Nayeli Magraner, avocate en droit des étrangers à Paris (75), s’indigne : “On en train de priver de liberté des personnes pour qui nous n’avons aucune mesure d’éloignement.” En temps normal, les personnes retenues dans les CRA sont reconduites à la frontière. Or, avec la pandémie, la France, comme beaucoup d’autres pays, a décidé de les fermer. “Penser que l’on pourra trouver un moyen de conduire monsieur X ou Y vers la Tunisie ou l’Algérie dans ces conditions est irréaliste », ajoute l’avocate. Se pose alors la question de la légalité de ces rétentions. Pour David Rohi, responsable rétention à la Cimade, la loi est claire : “La rétention ne peut être utilisée que dans l’idée d’expulser rapidement les personnes retenues. Seulement, aujourd’hui, ces expulsions ne sont pas possibles. Maintenir les gens dans les CRA est donc illégal.”
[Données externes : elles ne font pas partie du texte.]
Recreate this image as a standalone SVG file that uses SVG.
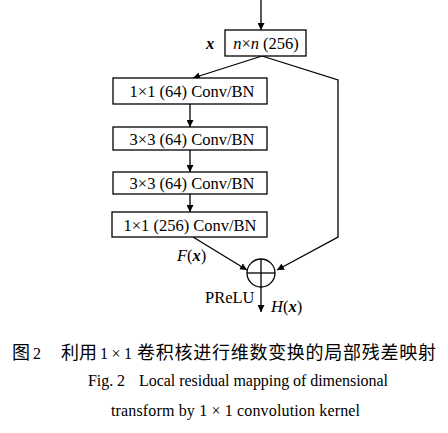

Une étape de lutte : la saisie du Conseil d’Etat

Face à l’entêtement des préfectures et à l’absence de réponse des ministères, cinq organisations ont saisi le Conseil d’État ce 23 mars. Elles demandent la mise en liberté de toute personne enfermée dans les CRA. La plus haute juridiction administrative a rejeté cette demande le 27 mars. Elle a considéré que les mesures sanitaires étaient remplies dans ces lieux d’enfermement. Pour l’institution, 157 personnes sont retenues en France, alors que chaque centre a une capacité d’accueil de 1800 places. Ces conditions de rétention ne “portent pas atteinte au droit et au respect de la vie des personnes retenues”, affirme le Conseil d’État.

“Cette décision n’est qu’une étape, explique David Rohi. “Des médias s’intéressent à la question et des parlementaires sont mobilisés pour constater les manquements dans ces centres. La bataille continue.”